Context: While the force between two distinct Dirac strings has been analyzed, the self-force of a single string remains a point of theoretical contention.
The Paradox: A Dirac string is modeled as a semi-infinite solenoid. Intuitively, one might expect the self-force to vanish, similar to an ordinary finite solenoid where internal magnetic stresses cancel out. However, previous work (McDonald) and Dirac himself noted that the string experiences a non-vanishing, divergent self-force.
Goal: The author aims to provide an elementary, explicit derivation of this self-force to clarify the physical origin of the divergence, moving beyond the sophisticated arguments used in previous literature.

2. Methodology

The author models the Dirac string as a semi-infinite solenoid with the following parameters:

Geometry: Radius $a$ , extending from $z=0$ to $z=\infty$ .
Current: Carries a current $I$ with $n$ turns per unit length.
Magnetic Flux: $\Phi = \mu_0 n I \pi a^2$ .
Dirac Limit: The physical monopole is recovered by taking the limit $a \to 0$ and $I \to \infty$ while keeping the magnetic charge $g = \Phi/\mu_0$ constant.

Derivation Steps:

Force Mechanism: The axial self-force ( $F_z$ ) arises from the interaction between the current in each loop of the solenoid and the radial magnetic field ( $B_\rho$ ) generated by all other loops.
Vector Potential Approach: Instead of calculating the full field, the author utilizes the azimuthal vector potential $A_\phi$ . The radial field at the solenoid surface is derived via the relation:
$B_\rho(a, z) = -\frac{\partial A_\phi}{\partial z}$
Semi-Infinite Simplification: A key insight is that for a semi-infinite solenoid, the difference in vector potential between $z$ and $z+dz$ is solely due to the contribution of the current loop at the "bottom" end ( $z=0$ ). This simplifies the calculation of $B_\rho$ to the vector potential generated by a single loop at the origin.
Integration:
- The radial field $B_\rho(z)$ is expressed as an integral over the angle $\phi'$ .
- The total force is calculated by integrating the force on each differential loop ( $dF = -2\pi a I B_\rho dz$ ) from $z=0$ to $\infty$ .
- This results in a double integral involving the geometry of the loops.

3. Key Results

The calculation yields a compact, exact expression for the total self-force along the axis:

$F_z = \frac{\Phi^2}{2\pi \mu_0 a^2}$

Analysis of the Result:

Divergence: In the Dirac string limit where the radius $a \to 0$ (while keeping flux $\Phi$ fixed), the self-force diverges as $1/a^2$ .
Confirmation: This explicitly confirms the observation by McDonald and Dirac that the self-force is not only non-zero but infinite for an idealized string of zero thickness.
Physical Interpretation: The divergence represents the "unavoidable price" of concentrating a finite magnetic flux into a vanishing cross-sectional area.
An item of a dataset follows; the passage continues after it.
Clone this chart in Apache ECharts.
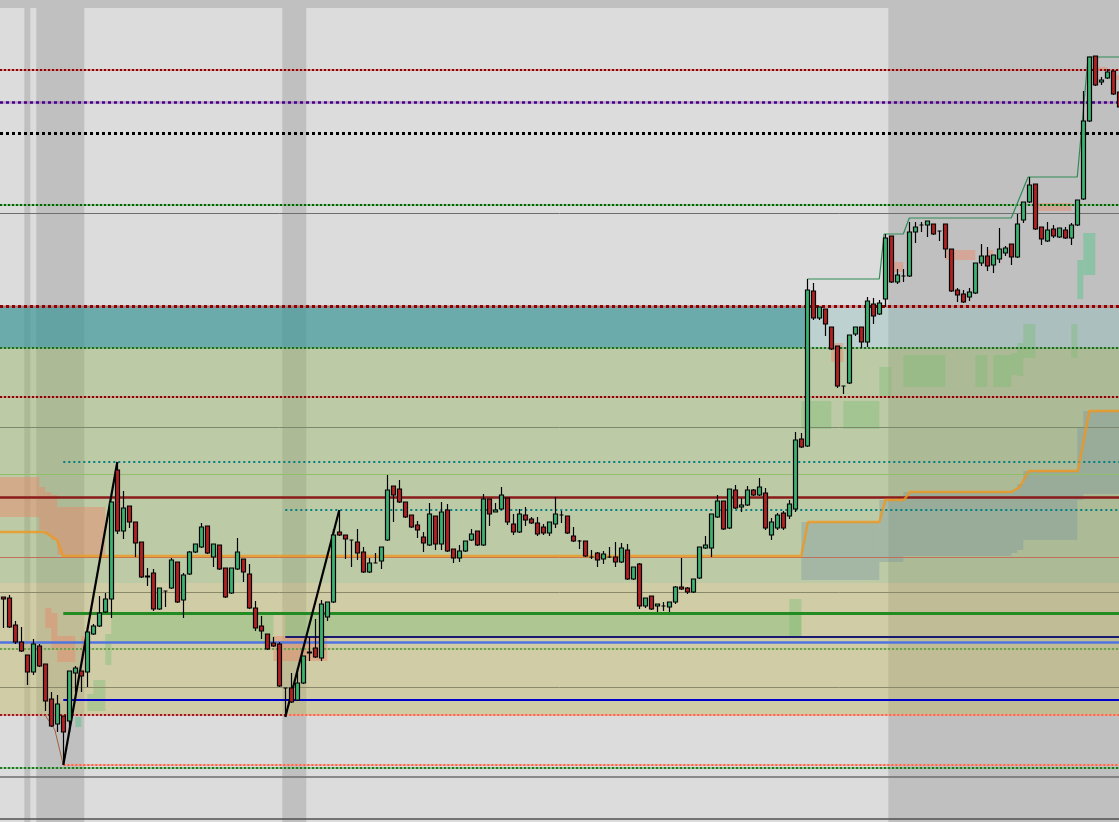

4. Significance and Physical Interpretation

The paper provides crucial physical intuition for why the self-force exists and diverges:

Edge Effect vs. Cancellation: A finite solenoid experiences no net self-force because the magnetic stresses at the two ends cancel each other out. However, a semi-infinite solenoid (the Dirac string model) lacks one end. Consequently, the compensating stress is missing, leaving a net "edge force" at the open end ( $z=0$ ).
Idealization: The non-zero result highlights that the semi-infinite solenoid is a mathematical idealization rather than a physically realizable object. The divergence arises because the model removes the necessary boundary condition (the second end) required for momentum balance.
Pedagogical Value: The derivation is presented as an "elementary" alternative to previous sophisticated methods, making the mechanism of the self-force accessible to students and researchers without requiring advanced tensor calculus (though the Maxwell stress tensor is noted as an alternative method in the supplementary material).

Conclusion

Rojo's paper successfully demystifies the self-force of a Dirac string. By modeling it as a semi-infinite solenoid, the author demonstrates that the divergent self-force is a direct consequence of the missing boundary at infinity. The result $F_z \propto 1/a^2$ quantifies the infinite magnetic pressure required to maintain a finite flux in a zero-radius tube, validating the theoretical concerns regarding the Dirac monopole model's singular nature.